The other side of the coin is society's need to assure the appearance of the accused at trial and the need to protect its members from the potentially dangerous defendant. Although it is commonly stated that society's only interest in setting bail is the former, it is imperative that one realize that in a significant number of bail proceedings, the judicial officer is primarily concerned about a given individual's danger to the community if released, and only secondarily concerned about the probability of his flight to avoid prosecution.

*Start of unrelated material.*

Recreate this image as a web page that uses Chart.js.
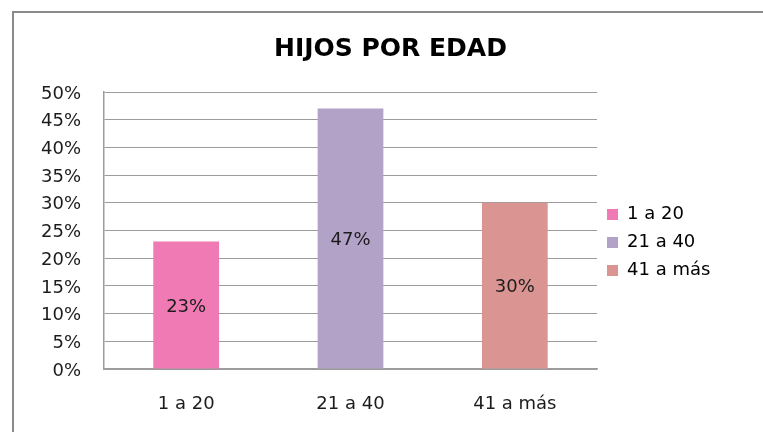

Working from the assumption that danger to the community is a prime consideration, the thrust of this article is not so much whether the Bail Reform Act, as written, is a cohesive whole, or simply a humane advance from prior procedures; rather, the emphasis is on the practical enforceability of the Act in light of the conflicting interests of both society and the individual, and the Act's relationship to the existing system of administration of justice. The article will analyze how and why the Act came into being, the Act itself, some of the problems experienced in its operation, and its effectiveness as both a positive and negative force in the bail area. Included is an analysis of the standards used for granting or denying bail pending trial and a discussion of whether such standards are logically consistent. The article will conclude by setting forth some recommendations for reaching an acceptable equilibrium, both theoretically and practically.